Concept

Antoine-Félix Bouré

Antoine-Félix Bouré (8 July 1831 – 8 April 1883), known in his own time as Félix Bouré but sometimes found in modern scholarship as Antoine Bouré, was a Belgian sculptor, best known for his monumental lions. Bouré was born in Brussels as the Belgian war of independence was drawing to a close. He studied locally first under Guillaume Geefs and then from 1846 to 1852 under Eugène Simonis at the Royal Academy for Fine Art, going abroad to complete his training at the Academy of Fine Arts at Florence. In his studies, he followed the same course as his older brother, Paul Bouré.

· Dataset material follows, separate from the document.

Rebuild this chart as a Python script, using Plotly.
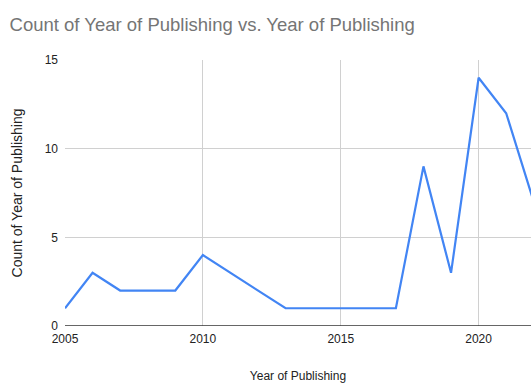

Paul died in his mid-twenties when Antoine-Félix was only 17. Bouré was among the artists whose work was exhibited at the Musée Bovie, a grand maison built by the painter Virginie Bovie on the Rue de Trône, Brussels. In 1868, he was one of sixteen co-founders of the Société Libre des Beaux-Arts, an avant-garde society that provided exhibition space alternative to that of the official Salon in Belgium. The manifesto of the society espoused the Realist principle of "free and individual interpretation of nature" along with avant-gardist ideals of "struggle, change, freedom, progress, originality and tolerance" that were inspired by Courbet and Baudelaire. "Modernity" and "sincerity" were keywords. By 1875 the Salon had come to accept and then coopt the Realist program, at which time the society disbanded. Bouré was a friend of Auguste Rodin, who worked on a number of projects in Brussels throughout the 1870s. In 1877, Bouré was one of two Belgian sculptors who offered testimony on behalf of the 36-year-old Rodin during a controversy over The Vanquished, a life-sized male nude modeled after a Belgian soldier that was later retitled The Age of Bronze. Rodin had been accused of assembling the work from plaster casts rather than modeling it from life; Bouré confirmed Rodin's work methods from his own observations in the studio. Bouré's sculptures were considered remarkable for their combination of grace and power.